Task prompt> Set down the material below word for word, excluding the pictures.

Information provided>
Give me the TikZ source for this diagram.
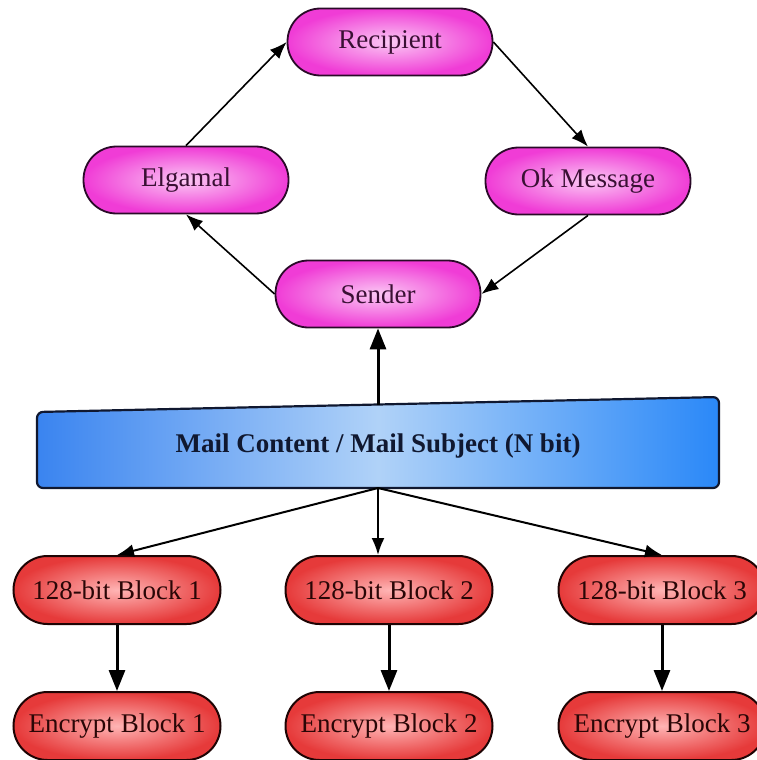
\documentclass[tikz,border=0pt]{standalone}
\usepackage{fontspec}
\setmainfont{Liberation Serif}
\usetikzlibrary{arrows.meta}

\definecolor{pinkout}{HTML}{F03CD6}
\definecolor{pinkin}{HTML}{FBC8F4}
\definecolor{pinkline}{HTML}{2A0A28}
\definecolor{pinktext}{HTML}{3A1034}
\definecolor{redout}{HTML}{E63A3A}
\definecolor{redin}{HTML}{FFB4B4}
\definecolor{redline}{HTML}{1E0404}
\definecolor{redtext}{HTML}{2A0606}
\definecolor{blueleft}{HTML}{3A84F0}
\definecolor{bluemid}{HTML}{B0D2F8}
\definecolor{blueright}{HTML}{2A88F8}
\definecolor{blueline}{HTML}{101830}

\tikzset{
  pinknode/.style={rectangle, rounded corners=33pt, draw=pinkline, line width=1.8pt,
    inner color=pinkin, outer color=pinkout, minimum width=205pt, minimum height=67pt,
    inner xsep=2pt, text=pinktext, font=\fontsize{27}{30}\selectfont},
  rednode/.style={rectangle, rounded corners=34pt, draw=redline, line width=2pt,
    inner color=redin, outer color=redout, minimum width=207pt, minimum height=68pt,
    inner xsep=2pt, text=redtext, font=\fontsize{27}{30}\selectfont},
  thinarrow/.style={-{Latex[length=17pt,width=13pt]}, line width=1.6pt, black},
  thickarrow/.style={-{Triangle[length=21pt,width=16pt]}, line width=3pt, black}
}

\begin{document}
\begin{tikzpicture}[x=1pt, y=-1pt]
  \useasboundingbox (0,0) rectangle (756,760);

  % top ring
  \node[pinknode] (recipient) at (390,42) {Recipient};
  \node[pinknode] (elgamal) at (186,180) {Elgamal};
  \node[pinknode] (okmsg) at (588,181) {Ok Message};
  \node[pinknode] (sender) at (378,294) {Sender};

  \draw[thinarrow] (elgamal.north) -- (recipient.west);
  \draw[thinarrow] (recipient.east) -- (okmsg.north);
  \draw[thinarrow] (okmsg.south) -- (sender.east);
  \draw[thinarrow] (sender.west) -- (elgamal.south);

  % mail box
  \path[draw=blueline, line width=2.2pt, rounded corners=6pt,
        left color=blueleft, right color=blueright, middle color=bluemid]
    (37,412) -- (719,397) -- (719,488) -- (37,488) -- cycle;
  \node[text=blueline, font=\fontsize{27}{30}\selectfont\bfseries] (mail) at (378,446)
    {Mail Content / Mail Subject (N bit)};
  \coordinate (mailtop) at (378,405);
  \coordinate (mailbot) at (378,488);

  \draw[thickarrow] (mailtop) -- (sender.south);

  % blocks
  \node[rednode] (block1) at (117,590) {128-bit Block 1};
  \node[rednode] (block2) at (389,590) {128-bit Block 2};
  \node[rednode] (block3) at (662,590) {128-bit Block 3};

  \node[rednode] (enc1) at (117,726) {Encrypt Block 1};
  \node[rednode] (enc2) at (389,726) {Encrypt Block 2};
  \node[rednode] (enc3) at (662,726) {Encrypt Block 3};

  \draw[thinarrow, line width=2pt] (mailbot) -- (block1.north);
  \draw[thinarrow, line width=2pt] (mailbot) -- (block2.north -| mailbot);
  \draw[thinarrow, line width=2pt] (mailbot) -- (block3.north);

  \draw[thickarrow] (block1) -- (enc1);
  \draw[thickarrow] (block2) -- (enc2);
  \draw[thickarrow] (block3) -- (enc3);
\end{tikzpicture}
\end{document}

Completed task>
Give me the TikZ source for this diagram.
\documentclass[tikz,border=0pt]{standalone}
\usepackage{fontspec}
\setmainfont{Liberation Serif}
\usetikzlibrary{arrows.meta}

\definecolor{pinkout}{HTML}{F03CD6}
\definecolor{pinkin}{HTML}{FBC8F4}
\definecolor{pinkline}{HTML}{2A0A28}
\definecolor{pinktext}{HTML}{3A1034}
\definecolor{redout}{HTML}{E63A3A}
\definecolor{redin}{HTML}{FFB4B4}
\definecolor{redline}{HTML}{1E0404}
\definecolor{redtext}{HTML}{2A0606}
\definecolor{blueleft}{HTML}{3A84F0}
\definecolor{bluemid}{HTML}{B0D2F8}
\definecolor{blueright}{HTML}{2A88F8}
\definecolor{blueline}{HTML}{101830}

\tikzset{
  pinknode/.style={rectangle, rounded corners=33pt, draw=pinkline, line width=1.8pt,
    inner color=pinkin, outer color=pinkout, minimum width=205pt, minimum height=67pt,
    inner xsep=2pt, text=pinktext, font=\fontsize{27}{30}\selectfont},
  rednode/.style={rectangle, rounded corners=34pt, draw=redline, line width=2pt,
    inner color=redin, outer color=redout, minimum width=207pt, minimum height=68pt,
    inner xsep=2pt, text=redtext, font=\fontsize{27}{30}\selectfont},
  thinarrow/.style={-{Latex[length=17pt,width=13pt]}, line width=1.6pt, black},
  thickarrow/.style={-{Triangle[length=21pt,width=16pt]}, line width=3pt, black}
}

\begin{document}
\begin{tikzpicture}[x=1pt, y=-1pt]
  \useasboundingbox (0,0) rectangle (756,760);

  % top ring
  \node[pinknode] (recipient) at (390,42) {Recipient};
  \node[pinknode] (elgamal) at (186,180) {Elgamal};
  \node[pinknode] (okmsg) at (588,181) {Ok Message};
  \node[pinknode] (sender) at (378,294) {Sender};

  \draw[thinarrow] (elgamal.north) -- (recipient.west);
  \draw[thinarrow] (recipient.east) -- (okmsg.north);
  \draw[thinarrow] (okmsg.south) -- (sender.east);
  \draw[thinarrow] (sender.west) -- (elgamal.south);

  % mail box
  \path[draw=blueline, line width=2.2pt, rounded corners=6pt,
        left color=blueleft, right color=blueright, middle color=bluemid]
    (37,412) -- (719,397) -- (719,488) -- (37,488) -- cycle;
  \node[text=blueline, font=\fontsize{27}{30}\selectfont\bfseries] (mail) at (378,446)
    {Mail Content / Mail Subject (N bit)};
  \coordinate (mailtop) at (378,405);
  \coordinate (mailbot) at (378,488);

  \draw[thickarrow] (mailtop) -- (sender.south);

  % blocks
  \node[rednode] (block1) at (117,590) {128-bit Block 1};
  \node[rednode] (block2) at (389,590) {128-bit Block 2};
  \node[rednode] (block3) at (662,590) {128-bit Block 3};

  \node[rednode] (enc1) at (117,726) {Encrypt Block 1};
  \node[rednode] (enc2) at (389,726) {Encrypt Block 2};
  \node[rednode] (enc3) at (662,726) {Encrypt Block 3};

  \draw[thinarrow, line width=2pt] (mailbot) -- (block1.north);
  \draw[thinarrow, line width=2pt] (mailbot) -- (block2.north -| mailbot);
  \draw[thinarrow, line width=2pt] (mailbot) -- (block3.north);

  \draw[thickarrow] (block1) -- (enc1);
  \draw[thickarrow] (block2) -- (enc2);
  \draw[thickarrow] (block3) -- (enc3);
\end{tikzpicture}
\end{document}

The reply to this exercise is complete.